* [GIVEN INSTRUCTION]: Quote the records that follow in full and exactly; leave out the pictures.
** begin GIVEN RECORDS **
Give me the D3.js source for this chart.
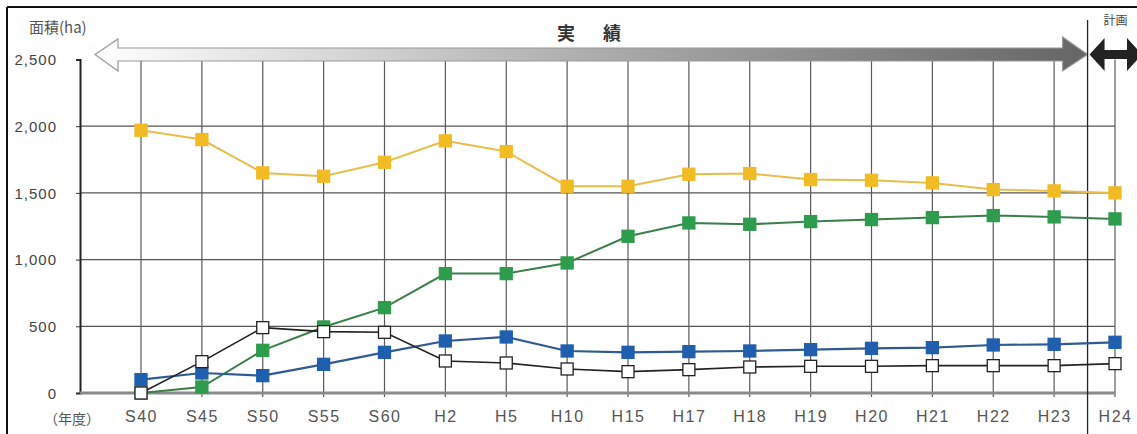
<!DOCTYPE html>
<html>
<head>
<meta charset="utf-8">
<script src="https://cdn.jsdelivr.net/npm/d3@7"></script>
<style>
  html, body { margin: 0; padding: 0; background: #fff; }
  svg { display: block; }
</style>
</head>
<body>
<svg id="chart" width="1137" height="434"></svg>
<script>
// Fiscal years (Showa / Heisei)
const years = ["S40","S45","S50","S55","S60","H2","H5","H10","H15","H17","H18","H19","H20","H21","H22","H23","H24"];

// Area (ha) per series
const seriesYellow = [1970,1900,1650,1625,1730,1890,1810,1550,1550,1640,1645,1600,1595,1575,1525,1515,1500];
const seriesGreen  = [0,45,320,495,640,895,895,975,1175,1275,1265,1285,1300,1315,1330,1320,1305];
const seriesBlue   = [100,150,130,215,305,390,420,315,305,310,315,325,335,340,360,365,380];
const seriesWhite  = [0,235,490,460,455,240,225,180,160,175,195,200,200,205,205,205,220];

const yTicks = [0,500,1000,1500,2000,2500];

const svg = d3.select("#chart");
const W = 1137, H = 434;

const plotLeft = 80, plotRight = 1115;
const x = d3.scalePoint().domain(years).range([141, plotRight]);
const y = d3.scaleLinear().domain([0, 2500]).range([393, 59.5]);

const numFont = "'Liberation Sans', Arial, sans-serif";
const jpFont = "'Noto Sans CJK JP', 'Noto Sans', sans-serif";

// outer frame (top and left edges)
svg.append("line").attr("x1",7).attr("x2",W).attr("y1",7).attr("y2",7)
  .attr("stroke","#111").attr("stroke-width",2);
svg.append("line").attr("x1",7).attr("x2",7).attr("y1",7).attr("y2",H)
  .attr("stroke","#111").attr("stroke-width",2);

// horizontal grid
svg.append("g").selectAll("line").data(yTicks.filter(d => d > 0 && d < 2500)).join("line")
  .attr("x1", plotLeft).attr("x2", plotRight)
  .attr("y1", d => y(d)).attr("y2", d => y(d))
  .attr("stroke","#555").attr("stroke-width",1.2);

// vertical grid
svg.append("g").selectAll("line").data(years).join("line")
  .attr("x1", d => x(d)).attr("x2", d => x(d))
  .attr("y1", y(2500)).attr("y2", y(0) + 4)
  .attr("stroke","#5a5a5a").attr("stroke-width",1.2);

// y axis
const yAxis = d3.axisLeft(y).tickValues(yTicks).tickSize(4).tickFormat(d3.format(","));
const gy = svg.append("g").attr("transform", `translate(${plotLeft},0)`).call(yAxis);
gy.select(".domain").attr("stroke","#222").attr("stroke-width",2);
gy.selectAll(".tick line").attr("stroke","#333");
gy.selectAll(".tick text")
  .attr("x", -23).attr("dy","0.35em")
  .attr("fill","#444").style("font-family", numFont).style("font-size","15px")
  .style("letter-spacing","1px");

// x axis
const xAxis = d3.axisBottom(x).tickSize(0).tickPadding(18);
const gx = svg.append("g").attr("transform", `translate(0,${y(0)})`).call(xAxis);
gx.select(".domain").remove();
gx.selectAll(".tick text")
  .attr("fill","#555").style("font-family", numFont).style("font-size","16px")
  .style("letter-spacing","1.5px");
svg.append("line").attr("x1", plotLeft).attr("x2", plotRight)
  .attr("y1", y(0)).attr("y2", y(0)).attr("stroke","#8a8a8a").attr("stroke-width",3);

// axis titles
svg.append("text").attr("x",29).attr("y",33).text("面積(ha)")
  .attr("fill","#555").style("font-family", jpFont).style("font-size","15px");
svg.append("text").attr("x",44).attr("y",424).text("（年度）")
  .attr("fill","#555").style("font-family", jpFont).style("font-size","14px");

// period arrow ("実績")
const defs = svg.append("defs");
const grad = defs.append("linearGradient").attr("id","periodGrad")
  .attr("gradientUnits","userSpaceOnUse")
  .attr("x1",95).attr("x2",1088).attr("y1",0).attr("y2",0);
grad.append("stop").attr("offset","0%").attr("stop-color","#ffffff");
grad.append("stop").attr("offset","45%").attr("stop-color","#b4b4b4");
grad.append("stop").attr("offset","100%").attr("stop-color","#656565");

const splitX = (x("H23") + x("H24")) / 2 + 3;
const ay = 54.5;
const arrowPath = d3.path();
arrowPath.moveTo(95, ay);
arrowPath.lineTo(118, 39);
arrowPath.lineTo(118, 48);
arrowPath.lineTo(splitX - 25, 48);
arrowPath.lineTo(splitX - 25, 37);
arrowPath.lineTo(splitX, ay);
arrowPath.lineTo(splitX - 25, 71);
arrowPath.lineTo(splitX - 25, 61);
arrowPath.lineTo(118, 61);
arrowPath.lineTo(118, 71);
arrowPath.closePath();
svg.append("path").attr("d", arrowPath.toString())
  .attr("fill","url(#periodGrad)").attr("stroke","#9a9a9a").attr("stroke-width",1.2);

svg.append("text").attr("x",557).attr("y",40).text("実　績")
  .attr("fill","#333").style("font-family", jpFont).style("font-size","18px")
  .style("font-weight","bold").style("letter-spacing","5px");

// plan boundary and plan arrow ("計画")
svg.append("line").attr("x1", splitX).attr("x2", splitX).attr("y1", 20).attr("y2", H)
  .attr("stroke","#222").attr("stroke-width",1.3);

const planPath = d3.path();
planPath.moveTo(splitX + 2, ay);
planPath.lineTo(splitX + 17, 38);
planPath.lineTo(splitX + 17, 50);
planPath.lineTo(W - 10, 50);
planPath.lineTo(W - 10, 38);
planPath.lineTo(W + 5, ay);
planPath.lineTo(W - 10, 71);
planPath.lineTo(W - 10, 59);
planPath.lineTo(splitX + 17, 59);
planPath.lineTo(splitX + 17, 71);
planPath.closePath();
svg.append("path").attr("d", planPath.toString()).attr("fill","#222");

svg.append("text").attr("x", splitX + 16).attr("y", 25).text("計画")
  .attr("fill","#444").style("font-family", jpFont).style("font-size","12px");

// series
const series = [
  { values: seriesYellow, line: "#e8bd4c", fill: "#f1bb23", stroke: "#f1bb23", lw: 2 },
  { values: seriesGreen,  line: "#3b7e4c", fill: "#2d9c4c", stroke: "#2d9c4c", lw: 2 },
  { values: seriesBlue,   line: "#2f5a92", fill: "#1f5fae", stroke: "#1f5fae", lw: 2.2 },
  { values: seriesWhite,  line: "#222222", fill: "#ffffff", stroke: "#222222", lw: 1.6 }
];

const lineGen = d3.line().x((d, i) => x(years[i])).y(d => y(d));
const ms = 12;

series.forEach(s => {
  const g = svg.append("g");
  g.append("path").datum(s.values).attr("d", lineGen)
    .attr("fill","none").attr("stroke", s.line).attr("stroke-width", s.lw);
  g.selectAll("rect").data(s.values).join("rect")
    .attr("x", (d, i) => x(years[i]) - ms / 2)
    .attr("y", d => y(d) - ms / 2)
    .attr("width", ms).attr("height", ms)
    .attr("fill", s.fill).attr("stroke", s.stroke).attr("stroke-width", 1.3);
});
</script>
</body>
</html>
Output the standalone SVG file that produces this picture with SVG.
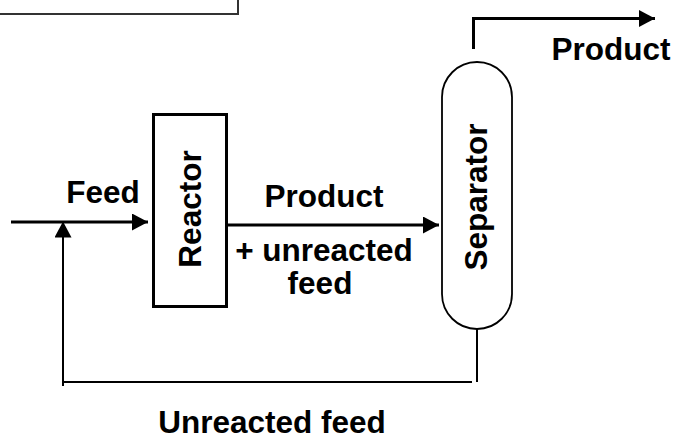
** end GIVEN RECORDS **
* [RIGHT ANSWER]:
Give me the D3.js source for this chart.
<!DOCTYPE html>
<html>
<head>
<meta charset="utf-8">
<script src="https://cdn.jsdelivr.net/npm/d3@7"></script>
<style>
  html, body { margin: 0; padding: 0; background: #fff; }
  svg { display: block; }
</style>
</head>
<body>
<svg id="chart" width="1137" height="434"></svg>
<script>
// Fiscal years (Showa / Heisei)
const years = ["S40","S45","S50","S55","S60","H2","H5","H10","H15","H17","H18","H19","H20","H21","H22","H23","H24"];

// Area (ha) per series
const seriesYellow = [1970,1900,1650,1625,1730,1890,1810,1550,1550,1640,1645,1600,1595,1575,1525,1515,1500];
const seriesGreen  = [0,45,320,495,640,895,895,975,1175,1275,1265,1285,1300,1315,1330,1320,1305];
const seriesBlue   = [100,150,130,215,305,390,420,315,305,310,315,325,335,340,360,365,380];
const seriesWhite  = [0,235,490,460,455,240,225,180,160,175,195,200,200,205,205,205,220];

const yTicks = [0,500,1000,1500,2000,2500];

const svg = d3.select("#chart");
const W = 1137, H = 434;

const plotLeft = 80, plotRight = 1115;
const x = d3.scalePoint().domain(years).range([141, plotRight]);
const y = d3.scaleLinear().domain([0, 2500]).range([393, 59.5]);

const numFont = "'Liberation Sans', Arial, sans-serif";
const jpFont = "'Noto Sans CJK JP', 'Noto Sans', sans-serif";

// outer frame (top and left edges)
svg.append("line").attr("x1",7).attr("x2",W).attr("y1",7).attr("y2",7)
  .attr("stroke","#111").attr("stroke-width",2);
svg.append("line").attr("x1",7).attr("x2",7).attr("y1",7).attr("y2",H)
  .attr("stroke","#111").attr("stroke-width",2);

// horizontal grid
svg.append("g").selectAll("line").data(yTicks.filter(d => d > 0 && d < 2500)).join("line")
  .attr("x1", plotLeft).attr("x2", plotRight)
  .attr("y1", d => y(d)).attr("y2", d => y(d))
  .attr("stroke","#555").attr("stroke-width",1.2);

// vertical grid
svg.append("g").selectAll("line").data(years).join("line")
  .attr("x1", d => x(d)).attr("x2", d => x(d))
  .attr("y1", y(2500)).attr("y2", y(0) + 4)
  .attr("stroke","#5a5a5a").attr("stroke-width",1.2);

// y axis
const yAxis = d3.axisLeft(y).tickValues(yTicks).tickSize(4).tickFormat(d3.format(","));
const gy = svg.append("g").attr("transform", `translate(${plotLeft},0)`).call(yAxis);
gy.select(".domain").attr("stroke","#222").attr("stroke-width",2);
gy.selectAll(".tick line").attr("stroke","#333");
gy.selectAll(".tick text")
  .attr("x", -23).attr("dy","0.35em")
  .attr("fill","#444").style("font-family", numFont).style("font-size","15px")
  .style("letter-spacing","1px");

// x axis
const xAxis = d3.axisBottom(x).tickSize(0).tickPadding(18);
const gx = svg.append("g").attr("transform", `translate(0,${y(0)})`).call(xAxis);
gx.select(".domain").remove();
gx.selectAll(".tick text")
  .attr("fill","#555").style("font-family", numFont).style("font-size","16px")
  .style("letter-spacing","1.5px");
svg.append("line").attr("x1", plotLeft).attr("x2", plotRight)
  .attr("y1", y(0)).attr("y2", y(0)).attr("stroke","#8a8a8a").attr("stroke-width",3);

// axis titles
svg.append("text").attr("x",29).attr("y",33).text("面積(ha)")
  .attr("fill","#555").style("font-family", jpFont).style("font-size","15px");
svg.append("text").attr("x",44).attr("y",424).text("（年度）")
  .attr("fill","#555").style("font-family", jpFont).style("font-size","14px");

// period arrow ("実績")
const defs = svg.append("defs");
const grad = defs.append("linearGradient").attr("id","periodGrad")
  .attr("gradientUnits","userSpaceOnUse")
  .attr("x1",95).attr("x2",1088).attr("y1",0).attr("y2",0);
grad.append("stop").attr("offset","0%").attr("stop-color","#ffffff");
grad.append("stop").attr("offset","45%").attr("stop-color","#b4b4b4");
grad.append("stop").attr("offset","100%").attr("stop-color","#656565");

const splitX = (x("H23") + x("H24")) / 2 + 3;
const ay = 54.5;
const arrowPath = d3.path();
arrowPath.moveTo(95, ay);
arrowPath.lineTo(118, 39);
arrowPath.lineTo(118, 48);
arrowPath.lineTo(splitX - 25, 48);
arrowPath.lineTo(splitX - 25, 37);
arrowPath.lineTo(splitX, ay);
arrowPath.lineTo(splitX - 25, 71);
arrowPath.lineTo(splitX - 25, 61);
arrowPath.lineTo(118, 61);
arrowPath.lineTo(118, 71);
arrowPath.closePath();
svg.append("path").attr("d", arrowPath.toString())
  .attr("fill","url(#periodGrad)").attr("stroke","#9a9a9a").attr("stroke-width",1.2);

svg.append("text").attr("x",557).attr("y",40).text("実　績")
  .attr("fill","#333").style("font-family", jpFont).style("font-size","18px")
  .style("font-weight","bold").style("letter-spacing","5px");

// plan boundary and plan arrow ("計画")
svg.append("line").attr("x1", splitX).attr("x2", splitX).attr("y1", 20).attr("y2", H)
  .attr("stroke","#222").attr("stroke-width",1.3);

const planPath = d3.path();
planPath.moveTo(splitX + 2, ay);
planPath.lineTo(splitX + 17, 38);
planPath.lineTo(splitX + 17, 50);
planPath.lineTo(W - 10, 50);
planPath.lineTo(W - 10, 38);
planPath.lineTo(W + 5, ay);
planPath.lineTo(W - 10, 71);
planPath.lineTo(W - 10, 59);
planPath.lineTo(splitX + 17, 59);
planPath.lineTo(splitX + 17, 71);
planPath.closePath();
svg.append("path").attr("d", planPath.toString()).attr("fill","#222");

svg.append("text").attr("x", splitX + 16).attr("y", 25).text("計画")
  .attr("fill","#444").style("font-family", jpFont).style("font-size","12px");

// series
const series = [
  { values: seriesYellow, line: "#e8bd4c", fill: "#f1bb23", stroke: "#f1bb23", lw: 2 },
  { values: seriesGreen,  line: "#3b7e4c", fill: "#2d9c4c", stroke: "#2d9c4c", lw: 2 },
  { values: seriesBlue,   line: "#2f5a92", fill: "#1f5fae", stroke: "#1f5fae", lw: 2.2 },
  { values: seriesWhite,  line: "#222222", fill: "#ffffff", stroke: "#222222", lw: 1.6 }
];

const lineGen = d3.line().x((d, i) => x(years[i])).y(d => y(d));
const ms = 12;

series.forEach(s => {
  const g = svg.append("g");
  g.append("path").datum(s.values).attr("d", lineGen)
    .attr("fill","none").attr("stroke", s.line).attr("stroke-width", s.lw);
  g.selectAll("rect").data(s.values).join("rect")
    .attr("x", (d, i) => x(years[i]) - ms / 2)
    .attr("y", d => y(d) - ms / 2)
    .attr("width", ms).attr("height", ms)
    .attr("fill", s.fill).attr("stroke", s.stroke).attr("stroke-width", 1.3);
});
</script>
</body>
</html>
Output the standalone SVG file that produces this picture with SVG.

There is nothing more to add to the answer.